An Introduction to Interpretation
By daisy on Jun 21, 2011 | In Audio Archives
1 comment
Comment from: Chris Graves [Visitor]
"You wake up in the morning and find yourself back to back in bed with an unconscious violinist. A famous unconscious violinist. He has been found to have a fatal kidney ailment, and the Society of Music Lovers has canvassed all the available medical records and found that you alone have the right blood type to help. They have therefore kidnapped you, and last night the violinist's circulatory system was plugged into yours, so that your kidneys can be used to extract poisons from his blood as well as your own. [If he is unplugged from you now, he will die; but] in nine months he will have recovered from his ailment, and can safely be unplugged from you."
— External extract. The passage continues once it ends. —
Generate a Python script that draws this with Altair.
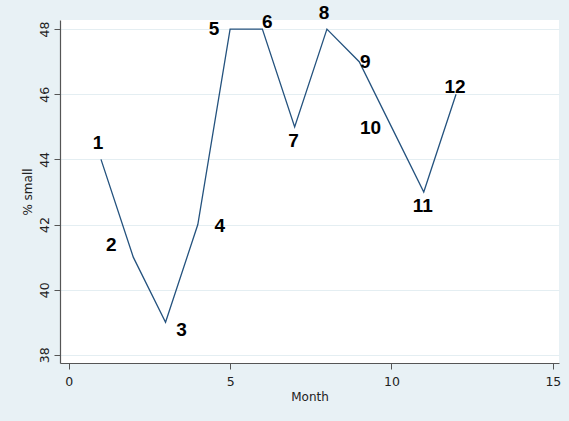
import altair as alt
import pandas as pd

months = [1, 2, 3, 4, 5, 6, 7, 8, 9, 10, 11, 12]
pct_small = [44, 41, 39, 42, 48, 48, 45, 48, 47, 45, 43, 46]
labels = ["1", "2", "3", "4", "5", "6", "7", "8", "9", "10", "11", "12"]
# clock position of each marker label (Stata-style mlabvpos)
label_clock = [12, 10, 4, 3, 9, 1, 6, 12, 0, 8, 6, 11]

x_ticks = [0, 5, 10, 15]
y_ticks = [38, 40, 42, 44, 46, 48]

df = pd.DataFrame({"Month": months, "small": pct_small, "lab": labels, "clock": label_clock})

x_scale = alt.Scale(domain=[-0.27, 15.19], nice=False, zero=False)
y_scale = alt.Scale(domain=[37.75, 48.28], nice=False, zero=False)

FONT = "DejaVu Sans"

base = alt.Chart(df)

line = base.mark_line(color="#24527e", strokeWidth=1.3).encode(
    x=alt.X("Month:Q", scale=x_scale,
            axis=alt.Axis(values=x_ticks, title="Month", grid=False, tickSize=6,
                          labelFont=FONT, labelFontSize=12.5, labelColor="#222222",
                          titleFont=FONT, titleFontSize=12, titleFontWeight="normal",
                          titleColor="#222222", domainColor="#555555", tickColor="#555555",
                          labelPadding=6, titlePadding=4, domainWidth=1.2)),
    y=alt.Y("small:Q", scale=y_scale,
            axis=alt.Axis(values=y_ticks, title="% small", grid=True, gridColor="#e4eef2",
                          gridWidth=1.2, tickSize=6, labelAngle=270,
                          labelFont=FONT, labelFontSize=12.5, labelColor="#222222",
                          labelBaseline="middle", labelAlign="center",
                          titleFont=FONT, titleFontSize=12, titleFontWeight="normal",
                          titleColor="#222222", domainColor="#555555", tickColor="#555555",
                          labelPadding=10, titlePadding=4, domainWidth=1.2)),
)

offsets = {
    12: (-3, -16), 10: (-22, -12), 4: (16, 8), 3: (22, 1), 9: (-16, 0),
    1: (5, -7), 6: (-1, 14), 0: (6, 0), 8: (-21, 1), 11: (-1, -7),
}

layers = [line]
for clk, (dx, dy) in offsets.items():
    layers.append(
        base.transform_filter(alt.datum.clock == clk).mark_text(
            font="Liberation Sans", fontSize=19, fontWeight="bold", color="#000000",
            dx=dx, dy=dy, align="center", baseline="middle",
        ).encode(x=alt.X("Month:Q", scale=x_scale), y=alt.Y("small:Q", scale=y_scale), text="lab:N")
    )

chart = alt.layer(*layers).properties(
    width=499, height=343,
    background="#e8f1f5",
    padding={"left": 60, "top": 20, "right": 10, "bottom": 58},
    autosize=alt.AutoSizeParams(type="none"),
).configure_view(fill="#ffffff", stroke=None)

chart.save("out.html", embed_options={"renderer": "svg", "actions": False})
I agree with Ms. Thompson's intuition that it is up the person whose body is being used to sustain the incapacitated violinist whether to continue the treatment or to unplug him. If the person whose kidneys are being appropriated without his permission decides to leave the violinist plugged into his body, then that generous decision is supererogatory, i.e. the decision is above and beyond the call of duty. Ms. Thompson sees this hypothetical case as analogous to the case of abortion. While I disagree with her that her parable demonstrates the moral permissibility of abortion for any reason, I do see the parallel with abortion in the case of rape or incest since the woman did not consent to sex and did not assume the risk of conceiving a child and carrying the child to term.
Abortion in the case of rape or incest appeals to the principle of "double effect." Here the woman and the doctor are not primarily killing the child as much as they are protecting the woman. The same principle applies in the case of abortion for therapeutic reasons.